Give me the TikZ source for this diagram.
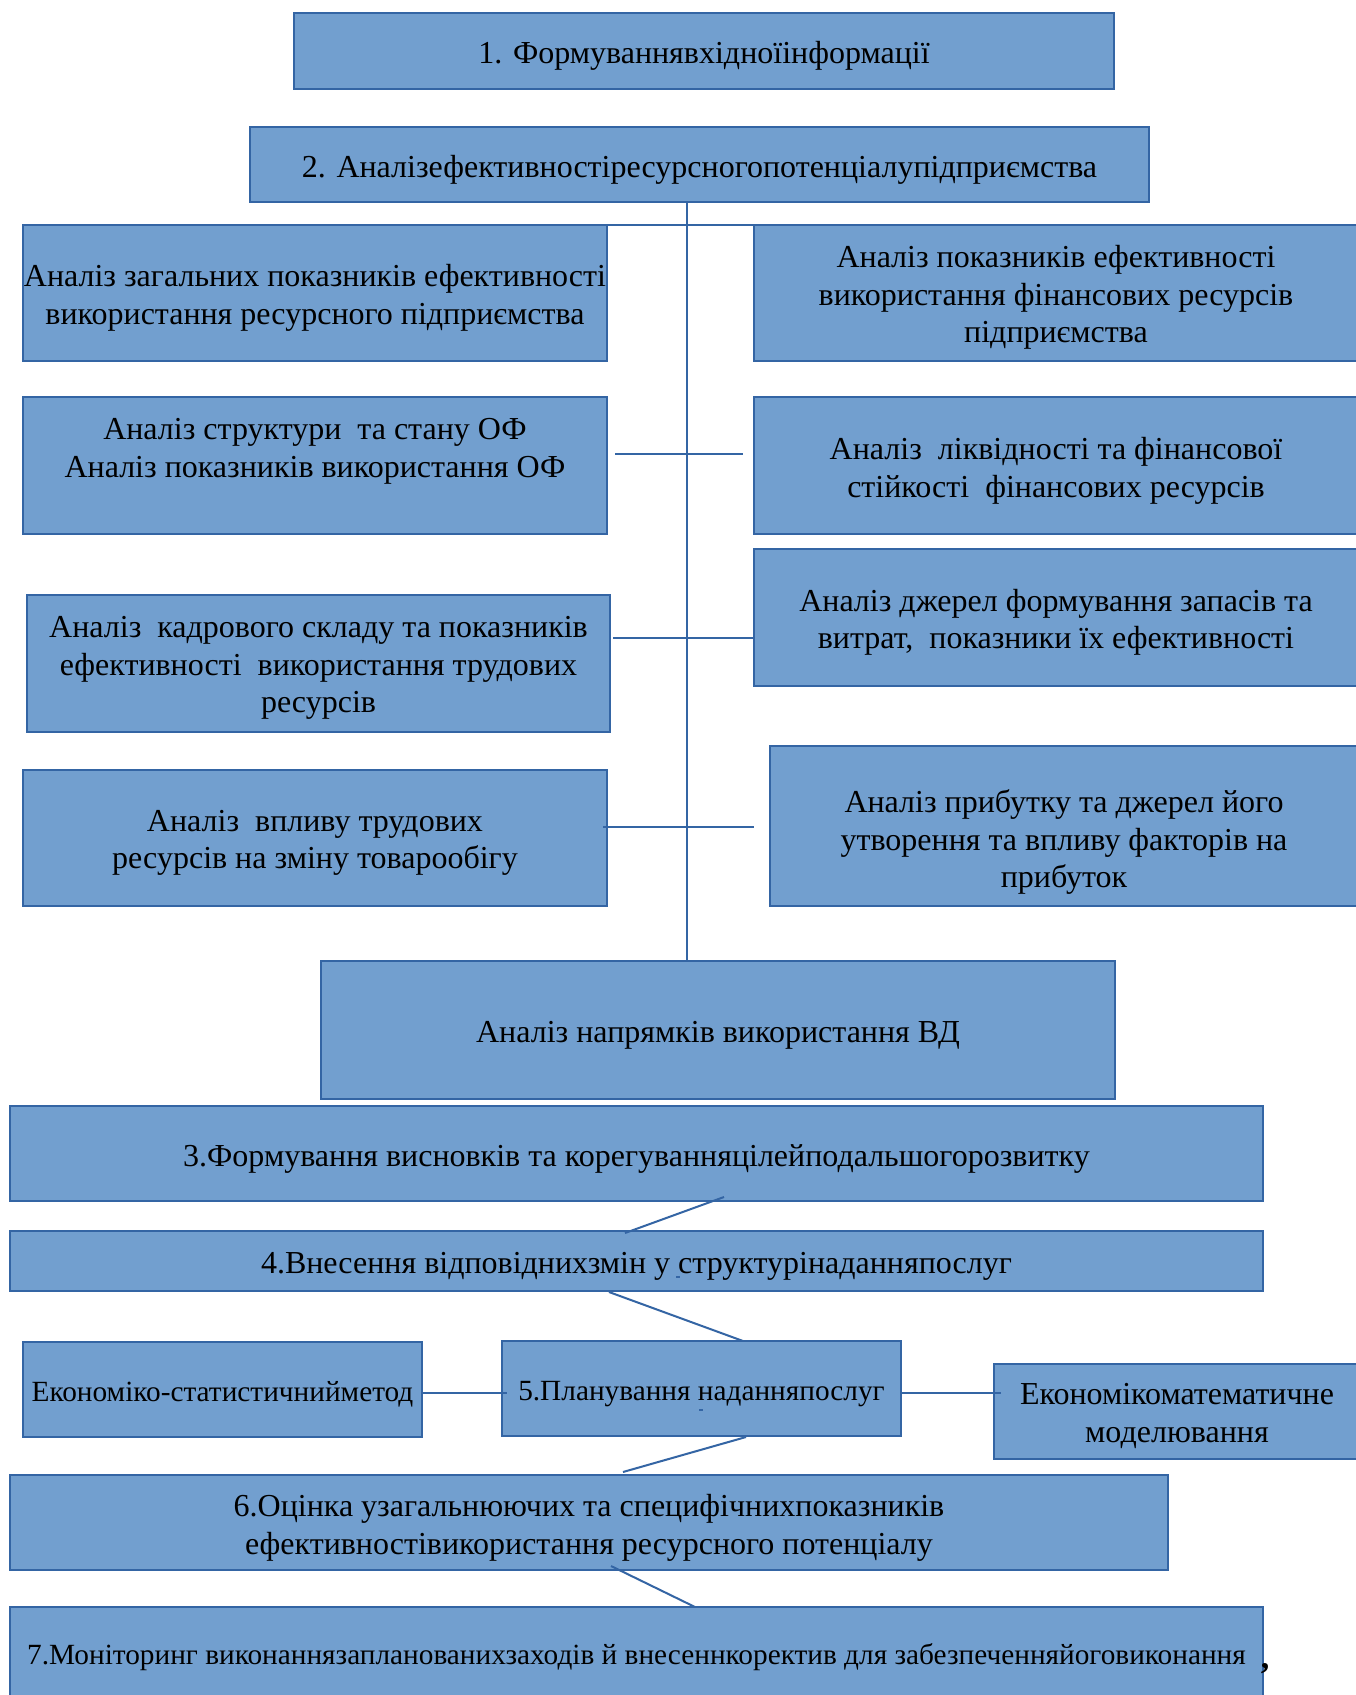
\documentclass[tikz,border=0pt]{standalone}
\usepackage{fontspec}
\setmainfont{Liberation Serif}
\definecolor{boxfill}{HTML}{729FCF}
\definecolor{boxline}{HTML}{3465A4}

\begin{document}
\begin{tikzpicture}[x=1pt, y=-1pt,
        every node/.style={font=\fontsize{32}{37.5}\selectfont, align=center, inner sep=0pt},
        block/.style={draw=boxline, fill=boxfill, line width=2pt, rectangle},
        small/.style={font=\fontsize{29.3}{36}\selectfont},
        link/.style={draw=boxline, line width=2pt}
        ]
        \useasboundingbox[fill=white] (0,0) rectangle (1356,1695);

        \node[block, minimum width=820pt, minimum height=76pt] (b1) at (704,51) {};
        \node[block, minimum width=899pt, minimum height=75pt] (b2) at (699.5,164.5) {};
        \node[block, minimum width=584pt, minimum height=136pt] (l1) at (315,293) {};
        \node[block, minimum width=604pt, minimum height=136pt] (r1) at (1056,293) {};
        \node[block, minimum width=584pt, minimum height=137pt] (l2) at (315,465.5) {};
        \node[block, minimum width=604pt, minimum height=137pt] (r2) at (1056,465.5) {};
        \node[block, minimum width=583pt, minimum height=137pt] (l3) at (318.5,663.5) {};
        \node[block, minimum width=604pt, minimum height=137pt] (r3) at (1056,617.5) {};
        \node[block, minimum width=584pt, minimum height=136pt] (l4) at (315,838) {};
        \node[block, minimum width=588pt, minimum height=160pt] (r4) at (1064,826) {};
        \node[block, minimum width=794pt, minimum height=138pt] (vd) at (718,1030) {};
        \node[block, minimum width=1253pt, minimum height=95pt] (b3) at (636.5,1153.5) {};
        \node[block, minimum width=1253pt, minimum height=60pt] (b4) at (636.5,1261) {};
        \node[block, minimum width=399pt, minimum height=95pt] (s1) at (222.5,1389.5) {};
        \node[block, minimum width=399pt, minimum height=95pt] (b5) at (701.5,1388.5) {};
        \node[block, minimum width=366pt, minimum height=95pt] (m1) at (1177,1411.5) {};
        \node[block, minimum width=1158pt, minimum height=95pt] (b6) at (589,1522.5) {};
        \node[block, minimum width=1253pt, minimum height=90pt] (b7) at (636.5,1652) {};

        \node (b1t) at ([yshift=-5pt]b1.center) {1. Формуваннявхідноїінформації};
        \node (b2t) at ([yshift=-5pt]b2.center) {2. Аналізефективностіресурсногопотенціалупідприємства};
        \node (l1t) at ([yshift=-5pt]l1.center) {Аналіз загальних показників ефективності\\ використання ресурсного підприємства};
        \node (r1t) at ([yshift=-4.5pt]r1.center) {Аналіз показників ефективності\\використання фінансових ресурсів\\підприємства};
        \node (l2t) at ([yshift=14pt]l2.center) {Аналіз структури\ \ та стану ОФ\\Аналіз показників використання ОФ};
        \node (r2t) at ([yshift=-5.5pt]r2.center) {Аналіз\ \ ліквідності та фінансової\\стійкості\ \ фінансових ресурсів};
        \node (l3t) at ([yshift=-4.5pt]l3.center) {Аналіз\ \ кадрового складу та показників\\ефективності\ \ використання трудових\\ресурсів};
        \node (r3t) at ([yshift=-5pt]r3.center) {Аналіз джерел формування запасів та\\витрат,\ \ показники їх ефективності};
        \node (l4t) at ([yshift=-5pt]l4.center) {Аналіз\ \ впливу трудових\\ресурсів на зміну товарообігу};
        \node (r4t) at ([yshift=-16pt]r4.center) {Аналіз прибутку та джерел його\\утворення та впливу факторів на\\прибуток};
        \node (vdt) at ([yshift=-5.5pt]vd.center) {Аналіз напрямків використання ВД};
        \node (b3t) at ([yshift=-5.5pt]b3.center) {3.Формування висновків та корегуванняцілейподальшогорозвитку};
        \node (b4t) at ([yshift=-5.5pt]b4.center) {4.Внесення відповіднихзмін у структурінаданняпослуг};
        \node[small] (s1t) at ([yshift=-4.5pt]s1.center) {Економіко-статистичнийметод};
        \node[small] (b5t) at ([yshift=-5.5pt]b5.center) {5.Планування наданняпослуг};
        \node (m1t) at ([yshift=-4.5pt]m1.center) {Економікоматематичне\\моделювання};
        \node (b6t) at ([yshift=-5.5pt]b6.center) {6.Оцінка узагальнюючих та специфічнихпоказників\\ефективностівикористання ресурсного потенціалу};
        \node[small] (b7t) at ([yshift=-5.5pt]b7.center) {7.Моніторинг виконаннязапланованихзаходів й внесеннкоректив для забезпеченняйоговиконання};
        \node[anchor=base, font=\fontsize{34}{40}\bfseries] (cm) at (1265,1668) {,};

        \draw[link] ([xshift=-12.5pt]b2.south) -- ([xshift=-31pt]vd.north);
        \draw[link] ([xshift=-5pt,yshift=-1pt]l1.north east) -- ([yshift=-1pt]r1.north west);
        \draw[link] ([xshift=7pt,yshift=11.5pt]l2.east) -- ([xshift=-10pt,yshift=11.5pt]r2.west);
        \draw[link] ([xshift=2pt,yshift=25.5pt]l3.east) -- ([yshift=-20.5pt]r3.west);
        \draw[link] ([xshift=-5pt,yshift=11pt]l4.east) -- ([xshift=-15pt,yshift=-1pt]r4.west);

        \draw[link] ([xshift=87.5pt,yshift=5pt]b3.south) -- ([xshift=-11.5pt,yshift=-3pt]b4.north);
        \draw[link] ([xshift=-27.5pt]b4.south) -- ([xshift=41.5pt,yshift=-1pt]b5.north);
        \draw[link] ([yshift=-3.5pt]s1.east) -- ([xshift=6pt,yshift=-4.5pt]b5.west);
        \draw[link] ([yshift=-4.5pt]b5.east) -- ([xshift=8pt,yshift=18.5pt]m1.west);
        \draw[link] ([xshift=44.5pt]b5.south) -- ([xshift=34pt,yshift=2pt]b6.north);
        \draw[link] ([xshift=22pt,yshift=5pt]b6.south) -- ([xshift=58.5pt,yshift=-1pt]b7.north);

        \fill[boxline] (676,1276) rectangle (680,1278);
        \fill[boxline] (699,1409) rectangle (703,1411);
    \end{tikzpicture}
\end{document}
========
TASK DESCRIPTION:
Leave out the pictures and restate, word for word, the lines from the top of the data through the line containing "(0,0) rectangle (1356,1695);", both included.

RESPONSE TO THE TASK:
Give me the TikZ source for this diagram.
\documentclass[tikz,border=0pt]{standalone}
\usepackage{fontspec}
\setmainfont{Liberation Serif}
\definecolor{boxfill}{HTML}{729FCF}
\definecolor{boxline}{HTML}{3465A4}

\begin{document}
\begin{tikzpicture}[x=1pt, y=-1pt,
        every node/.style={font=\fontsize{32}{37.5}\selectfont, align=center, inner sep=0pt},
        block/.style={draw=boxline, fill=boxfill, line width=2pt, rectangle},
        small/.style={font=\fontsize{29.3}{36}\selectfont},
        link/.style={draw=boxline, line width=2pt}
        ]
        \useasboundingbox[fill=white] (0,0) rectangle (1356,1695);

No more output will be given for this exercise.